Archetypal fuel distribution routes by rail and by truck are created to evaluate the significance of mode choice and route location on the severity of public health impacts from locomotive and truck emissions, by calculating the average PM2.5 pollution intake fraction along each route. Exposure to pollution resulting from trucking is found to be approximately twice as harmful as rail (while trucking is five times more energy intensive). Transporting fuel from the Midwest to California would result in slightly lower human health impacts than transportation to New Jersey, even though California is more than 50% farther from the Midwest than most coastal Northeast states.
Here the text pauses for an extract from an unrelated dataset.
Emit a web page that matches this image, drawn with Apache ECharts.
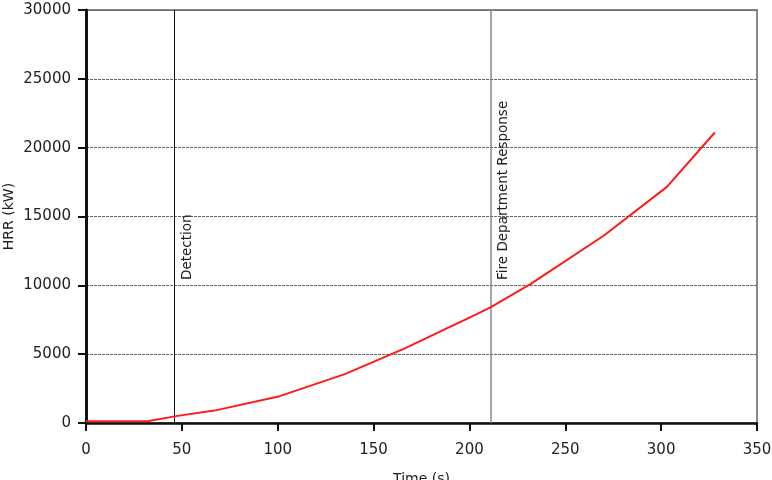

In summary, this dissertation integrated concepts from infrastructure management, climate and renewable fuel policy, fuel chemistry and combustion science, air pollution modeling, public health impact assessment, network optimization and geospatial analysis. In identifying and quantifying opportunities to minimize damage to the global climate and regional air quality from fuel distribution, results in this dissertation provide credence to the urgency of harmonizing policies and programs that address national and global energy and environmental goals. Under optimal future policy and economic conditions, infrastructure will be highly utilized and transportation minimized in order to reduce total economic, health, and environmental burdens associated with the entire supply and distribution chain for transportation fuels.